INSTRUCTION:
Below are some records. Retype exactly the lines from the one containing "Write a web" through the one containing "20.60, 22.90, 23.80];", both included, skipping every picture.

DATA PROVIDED:
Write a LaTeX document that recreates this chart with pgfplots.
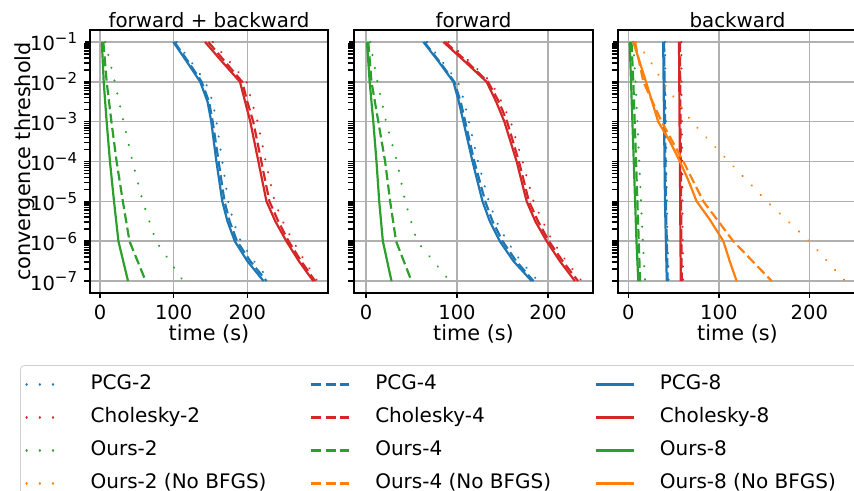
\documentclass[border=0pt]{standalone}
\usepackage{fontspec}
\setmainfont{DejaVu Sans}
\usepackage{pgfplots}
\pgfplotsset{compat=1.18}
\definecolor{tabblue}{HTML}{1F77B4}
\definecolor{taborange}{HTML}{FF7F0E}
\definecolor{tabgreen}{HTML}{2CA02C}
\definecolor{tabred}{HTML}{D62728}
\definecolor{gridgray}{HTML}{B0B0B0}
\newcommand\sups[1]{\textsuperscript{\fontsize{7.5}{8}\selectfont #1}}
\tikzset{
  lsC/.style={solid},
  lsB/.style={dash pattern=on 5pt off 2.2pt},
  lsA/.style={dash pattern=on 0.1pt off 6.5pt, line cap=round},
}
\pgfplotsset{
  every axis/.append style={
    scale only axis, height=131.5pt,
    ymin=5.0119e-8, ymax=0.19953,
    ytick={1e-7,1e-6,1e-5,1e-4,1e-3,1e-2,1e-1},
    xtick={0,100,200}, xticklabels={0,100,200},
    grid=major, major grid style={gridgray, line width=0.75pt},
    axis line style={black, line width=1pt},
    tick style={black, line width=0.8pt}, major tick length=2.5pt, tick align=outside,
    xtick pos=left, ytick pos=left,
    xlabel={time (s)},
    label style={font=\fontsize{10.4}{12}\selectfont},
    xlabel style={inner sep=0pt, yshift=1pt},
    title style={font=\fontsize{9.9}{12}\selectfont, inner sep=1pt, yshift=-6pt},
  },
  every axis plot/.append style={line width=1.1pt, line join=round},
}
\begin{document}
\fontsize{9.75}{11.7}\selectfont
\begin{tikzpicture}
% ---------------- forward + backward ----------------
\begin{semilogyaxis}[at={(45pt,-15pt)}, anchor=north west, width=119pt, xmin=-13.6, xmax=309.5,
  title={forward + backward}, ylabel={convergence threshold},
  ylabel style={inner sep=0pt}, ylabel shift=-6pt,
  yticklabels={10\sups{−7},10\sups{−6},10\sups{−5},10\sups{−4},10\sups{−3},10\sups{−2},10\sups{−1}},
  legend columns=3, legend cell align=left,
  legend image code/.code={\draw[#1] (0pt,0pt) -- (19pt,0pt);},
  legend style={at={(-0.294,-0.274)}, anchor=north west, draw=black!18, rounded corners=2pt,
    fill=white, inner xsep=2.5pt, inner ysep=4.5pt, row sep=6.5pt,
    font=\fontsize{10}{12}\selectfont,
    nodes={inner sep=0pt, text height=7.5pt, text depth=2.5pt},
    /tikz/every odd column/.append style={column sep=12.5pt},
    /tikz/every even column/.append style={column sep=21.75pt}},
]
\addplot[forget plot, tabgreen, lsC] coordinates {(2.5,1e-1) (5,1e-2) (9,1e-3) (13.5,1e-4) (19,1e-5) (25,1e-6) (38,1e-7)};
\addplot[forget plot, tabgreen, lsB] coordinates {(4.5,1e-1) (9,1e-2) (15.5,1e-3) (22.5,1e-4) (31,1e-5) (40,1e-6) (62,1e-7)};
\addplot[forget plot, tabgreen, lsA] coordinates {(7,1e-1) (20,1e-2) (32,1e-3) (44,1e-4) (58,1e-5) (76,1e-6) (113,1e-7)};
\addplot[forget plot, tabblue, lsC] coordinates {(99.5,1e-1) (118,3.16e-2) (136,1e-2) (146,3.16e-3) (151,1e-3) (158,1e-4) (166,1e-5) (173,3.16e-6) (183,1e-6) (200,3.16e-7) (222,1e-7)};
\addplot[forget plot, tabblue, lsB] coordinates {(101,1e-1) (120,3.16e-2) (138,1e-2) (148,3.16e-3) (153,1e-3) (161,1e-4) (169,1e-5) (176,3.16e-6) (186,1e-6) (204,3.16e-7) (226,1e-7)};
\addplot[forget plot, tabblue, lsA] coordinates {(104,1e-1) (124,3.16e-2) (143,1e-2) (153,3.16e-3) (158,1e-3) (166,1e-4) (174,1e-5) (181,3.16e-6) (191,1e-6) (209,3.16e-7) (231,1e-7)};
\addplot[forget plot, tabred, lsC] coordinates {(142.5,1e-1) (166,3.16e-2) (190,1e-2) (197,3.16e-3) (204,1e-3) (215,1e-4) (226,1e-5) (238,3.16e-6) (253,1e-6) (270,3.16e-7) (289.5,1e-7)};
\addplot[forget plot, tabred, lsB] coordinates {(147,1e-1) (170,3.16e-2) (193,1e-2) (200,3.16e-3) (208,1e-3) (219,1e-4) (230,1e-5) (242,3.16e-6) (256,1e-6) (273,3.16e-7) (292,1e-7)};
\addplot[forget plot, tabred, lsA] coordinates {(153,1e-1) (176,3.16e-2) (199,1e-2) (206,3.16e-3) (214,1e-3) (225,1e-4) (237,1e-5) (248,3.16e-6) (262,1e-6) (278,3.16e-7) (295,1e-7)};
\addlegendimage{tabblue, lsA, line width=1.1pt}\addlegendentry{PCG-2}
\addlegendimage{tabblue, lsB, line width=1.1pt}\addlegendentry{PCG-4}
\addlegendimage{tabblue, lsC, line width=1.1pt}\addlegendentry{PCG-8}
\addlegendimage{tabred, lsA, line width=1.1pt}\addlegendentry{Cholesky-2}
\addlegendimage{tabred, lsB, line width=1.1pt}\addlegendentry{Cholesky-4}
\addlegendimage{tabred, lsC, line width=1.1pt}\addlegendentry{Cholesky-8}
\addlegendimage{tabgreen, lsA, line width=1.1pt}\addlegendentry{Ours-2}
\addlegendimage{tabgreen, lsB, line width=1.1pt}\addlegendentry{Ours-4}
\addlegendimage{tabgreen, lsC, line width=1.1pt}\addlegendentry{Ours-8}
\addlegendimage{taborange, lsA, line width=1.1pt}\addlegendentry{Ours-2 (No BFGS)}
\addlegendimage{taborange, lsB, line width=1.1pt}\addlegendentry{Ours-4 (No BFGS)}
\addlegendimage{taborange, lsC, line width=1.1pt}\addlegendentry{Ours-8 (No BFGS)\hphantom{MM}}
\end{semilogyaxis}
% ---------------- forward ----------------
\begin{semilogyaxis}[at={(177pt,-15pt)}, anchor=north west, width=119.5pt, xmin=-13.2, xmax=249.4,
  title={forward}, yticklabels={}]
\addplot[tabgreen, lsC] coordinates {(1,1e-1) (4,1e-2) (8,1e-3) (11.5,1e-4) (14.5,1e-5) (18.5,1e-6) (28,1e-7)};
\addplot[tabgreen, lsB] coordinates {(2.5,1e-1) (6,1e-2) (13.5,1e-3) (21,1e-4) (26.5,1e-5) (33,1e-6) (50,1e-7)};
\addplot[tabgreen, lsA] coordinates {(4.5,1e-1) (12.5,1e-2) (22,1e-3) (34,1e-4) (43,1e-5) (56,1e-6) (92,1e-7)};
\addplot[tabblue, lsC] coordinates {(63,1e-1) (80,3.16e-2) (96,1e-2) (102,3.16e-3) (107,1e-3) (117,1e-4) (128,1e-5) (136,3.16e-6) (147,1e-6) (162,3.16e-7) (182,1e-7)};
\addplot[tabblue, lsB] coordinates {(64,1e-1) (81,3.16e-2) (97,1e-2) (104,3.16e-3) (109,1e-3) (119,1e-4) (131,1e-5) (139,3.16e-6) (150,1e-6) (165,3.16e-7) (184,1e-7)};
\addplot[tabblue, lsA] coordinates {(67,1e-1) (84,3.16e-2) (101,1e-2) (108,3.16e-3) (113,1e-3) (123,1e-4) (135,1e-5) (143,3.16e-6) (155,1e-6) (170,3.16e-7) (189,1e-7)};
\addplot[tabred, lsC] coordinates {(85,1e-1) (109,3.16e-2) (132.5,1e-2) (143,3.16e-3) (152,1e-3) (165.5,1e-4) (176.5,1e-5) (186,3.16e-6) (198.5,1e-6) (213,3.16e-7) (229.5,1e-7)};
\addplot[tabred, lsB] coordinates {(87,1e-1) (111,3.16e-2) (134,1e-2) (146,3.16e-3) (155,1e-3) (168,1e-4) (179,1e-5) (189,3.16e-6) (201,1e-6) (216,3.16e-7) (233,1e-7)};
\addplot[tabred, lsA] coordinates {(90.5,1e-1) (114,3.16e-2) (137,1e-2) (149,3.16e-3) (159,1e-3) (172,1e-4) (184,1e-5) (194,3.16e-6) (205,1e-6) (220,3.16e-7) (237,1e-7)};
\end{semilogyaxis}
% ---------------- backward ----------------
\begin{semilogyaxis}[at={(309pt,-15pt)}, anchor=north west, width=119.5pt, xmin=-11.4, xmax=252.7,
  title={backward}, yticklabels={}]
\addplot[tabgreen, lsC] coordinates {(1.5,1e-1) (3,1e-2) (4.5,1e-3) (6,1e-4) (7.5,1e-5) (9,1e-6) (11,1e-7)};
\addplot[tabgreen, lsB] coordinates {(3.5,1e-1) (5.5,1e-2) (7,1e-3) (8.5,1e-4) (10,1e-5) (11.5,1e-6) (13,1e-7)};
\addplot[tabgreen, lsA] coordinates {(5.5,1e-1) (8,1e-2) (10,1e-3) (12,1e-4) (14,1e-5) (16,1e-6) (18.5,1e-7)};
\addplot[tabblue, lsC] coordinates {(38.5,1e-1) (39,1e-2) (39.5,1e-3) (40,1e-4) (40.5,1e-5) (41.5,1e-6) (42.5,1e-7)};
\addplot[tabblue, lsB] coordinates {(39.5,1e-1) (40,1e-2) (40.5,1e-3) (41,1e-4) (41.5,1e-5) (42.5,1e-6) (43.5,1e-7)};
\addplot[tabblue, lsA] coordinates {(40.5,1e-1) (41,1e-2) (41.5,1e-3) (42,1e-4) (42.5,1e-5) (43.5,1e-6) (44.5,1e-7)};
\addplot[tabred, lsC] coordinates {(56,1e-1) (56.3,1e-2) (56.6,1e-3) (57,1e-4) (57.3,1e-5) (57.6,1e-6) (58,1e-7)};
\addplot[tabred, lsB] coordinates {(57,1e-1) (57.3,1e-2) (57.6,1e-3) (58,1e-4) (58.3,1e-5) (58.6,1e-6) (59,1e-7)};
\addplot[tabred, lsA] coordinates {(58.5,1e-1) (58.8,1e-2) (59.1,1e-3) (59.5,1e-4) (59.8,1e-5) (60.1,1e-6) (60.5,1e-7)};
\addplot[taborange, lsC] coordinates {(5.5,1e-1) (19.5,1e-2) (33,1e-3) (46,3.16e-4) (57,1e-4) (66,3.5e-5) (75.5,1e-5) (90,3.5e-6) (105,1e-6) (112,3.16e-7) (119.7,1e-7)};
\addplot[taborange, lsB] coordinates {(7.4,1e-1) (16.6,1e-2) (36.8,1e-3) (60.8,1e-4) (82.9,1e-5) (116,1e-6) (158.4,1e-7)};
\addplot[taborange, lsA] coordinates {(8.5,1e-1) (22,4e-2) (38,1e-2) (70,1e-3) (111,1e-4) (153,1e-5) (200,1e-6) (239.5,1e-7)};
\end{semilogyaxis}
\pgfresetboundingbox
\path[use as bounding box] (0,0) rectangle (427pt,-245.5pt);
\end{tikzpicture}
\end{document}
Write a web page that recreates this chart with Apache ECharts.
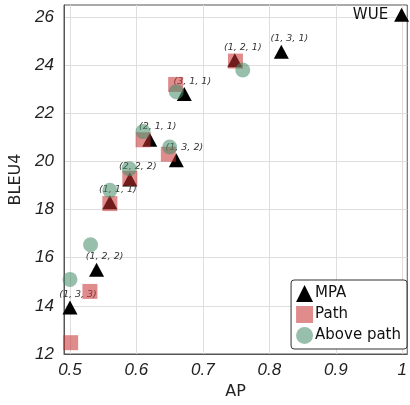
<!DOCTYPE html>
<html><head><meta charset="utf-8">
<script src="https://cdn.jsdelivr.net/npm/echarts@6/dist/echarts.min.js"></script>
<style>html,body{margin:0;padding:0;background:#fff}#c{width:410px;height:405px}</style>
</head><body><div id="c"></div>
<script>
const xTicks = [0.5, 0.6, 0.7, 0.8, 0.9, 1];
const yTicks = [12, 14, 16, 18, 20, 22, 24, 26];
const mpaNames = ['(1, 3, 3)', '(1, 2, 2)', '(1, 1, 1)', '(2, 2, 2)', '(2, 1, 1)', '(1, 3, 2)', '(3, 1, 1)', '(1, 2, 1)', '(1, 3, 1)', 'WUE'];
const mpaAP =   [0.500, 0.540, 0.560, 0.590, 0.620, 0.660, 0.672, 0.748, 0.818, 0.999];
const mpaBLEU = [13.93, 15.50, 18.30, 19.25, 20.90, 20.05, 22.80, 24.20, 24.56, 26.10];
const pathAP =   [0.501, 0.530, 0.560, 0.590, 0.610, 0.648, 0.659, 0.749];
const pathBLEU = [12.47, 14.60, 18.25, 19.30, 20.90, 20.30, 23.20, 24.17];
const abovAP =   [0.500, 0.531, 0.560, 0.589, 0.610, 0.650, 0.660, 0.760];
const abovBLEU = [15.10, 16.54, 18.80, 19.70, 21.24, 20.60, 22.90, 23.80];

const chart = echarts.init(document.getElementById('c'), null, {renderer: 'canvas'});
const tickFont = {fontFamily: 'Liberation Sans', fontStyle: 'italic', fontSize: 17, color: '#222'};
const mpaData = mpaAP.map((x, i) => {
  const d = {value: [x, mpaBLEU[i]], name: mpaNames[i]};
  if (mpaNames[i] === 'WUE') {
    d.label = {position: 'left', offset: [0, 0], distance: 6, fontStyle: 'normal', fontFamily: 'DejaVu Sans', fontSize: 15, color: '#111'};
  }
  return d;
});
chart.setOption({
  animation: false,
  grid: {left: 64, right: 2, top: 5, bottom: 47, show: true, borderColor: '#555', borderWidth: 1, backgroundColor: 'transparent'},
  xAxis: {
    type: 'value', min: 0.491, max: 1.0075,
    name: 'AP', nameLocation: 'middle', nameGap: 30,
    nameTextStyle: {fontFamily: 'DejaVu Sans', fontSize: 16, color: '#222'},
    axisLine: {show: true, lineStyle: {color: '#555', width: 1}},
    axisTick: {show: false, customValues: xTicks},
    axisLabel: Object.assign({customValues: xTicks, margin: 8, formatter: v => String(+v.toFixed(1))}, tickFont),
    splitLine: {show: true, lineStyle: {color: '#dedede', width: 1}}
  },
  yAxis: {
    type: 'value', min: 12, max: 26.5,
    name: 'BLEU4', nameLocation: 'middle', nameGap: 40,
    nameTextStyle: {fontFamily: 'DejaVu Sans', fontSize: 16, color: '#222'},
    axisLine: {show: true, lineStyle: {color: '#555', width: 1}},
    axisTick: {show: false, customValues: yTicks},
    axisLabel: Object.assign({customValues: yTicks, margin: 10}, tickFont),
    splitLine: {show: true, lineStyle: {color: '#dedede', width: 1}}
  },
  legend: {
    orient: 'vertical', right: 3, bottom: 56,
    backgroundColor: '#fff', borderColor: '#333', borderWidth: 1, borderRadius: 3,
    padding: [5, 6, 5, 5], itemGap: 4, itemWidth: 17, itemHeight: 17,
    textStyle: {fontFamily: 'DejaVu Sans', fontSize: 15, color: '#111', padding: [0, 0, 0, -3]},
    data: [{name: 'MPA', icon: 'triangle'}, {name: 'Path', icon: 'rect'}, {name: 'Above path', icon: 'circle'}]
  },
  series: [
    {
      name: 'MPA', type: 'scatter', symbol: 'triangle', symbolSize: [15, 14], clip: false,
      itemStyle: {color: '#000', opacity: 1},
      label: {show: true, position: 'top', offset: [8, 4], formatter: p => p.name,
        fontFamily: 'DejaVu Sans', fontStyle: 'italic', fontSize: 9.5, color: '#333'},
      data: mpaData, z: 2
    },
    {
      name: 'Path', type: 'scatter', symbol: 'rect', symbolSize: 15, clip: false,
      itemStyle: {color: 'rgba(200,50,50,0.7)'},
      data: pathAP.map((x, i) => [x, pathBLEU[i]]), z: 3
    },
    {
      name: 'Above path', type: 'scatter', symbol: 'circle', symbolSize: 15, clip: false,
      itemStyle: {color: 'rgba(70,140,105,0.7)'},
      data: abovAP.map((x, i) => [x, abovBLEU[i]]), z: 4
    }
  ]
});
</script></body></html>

RESULT OF THE EXERCISE:
Write a web page that recreates this chart with Apache ECharts.
<!DOCTYPE html>
<html><head><meta charset="utf-8">
<script src="https://cdn.jsdelivr.net/npm/echarts@6/dist/echarts.min.js"></script>
<style>html,body{margin:0;padding:0;background:#fff}#c{width:410px;height:405px}</style>
</head><body><div id="c"></div>
<script>
const xTicks = [0.5, 0.6, 0.7, 0.8, 0.9, 1];
const yTicks = [12, 14, 16, 18, 20, 22, 24, 26];
const mpaNames = ['(1, 3, 3)', '(1, 2, 2)', '(1, 1, 1)', '(2, 2, 2)', '(2, 1, 1)', '(1, 3, 2)', '(3, 1, 1)', '(1, 2, 1)', '(1, 3, 1)', 'WUE'];
const mpaAP =   [0.500, 0.540, 0.560, 0.590, 0.620, 0.660, 0.672, 0.748, 0.818, 0.999];
const mpaBLEU = [13.93, 15.50, 18.30, 19.25, 20.90, 20.05, 22.80, 24.20, 24.56, 26.10];
const pathAP =   [0.501, 0.530, 0.560, 0.590, 0.610, 0.648, 0.659, 0.749];
const pathBLEU = [12.47, 14.60, 18.25, 19.30, 20.90, 20.30, 23.20, 24.17];
const abovAP =   [0.500, 0.531, 0.560, 0.589, 0.610, 0.650, 0.660, 0.760];
const abovBLEU = [15.10, 16.54, 18.80, 19.70, 21.24, 20.60, 22.90, 23.80];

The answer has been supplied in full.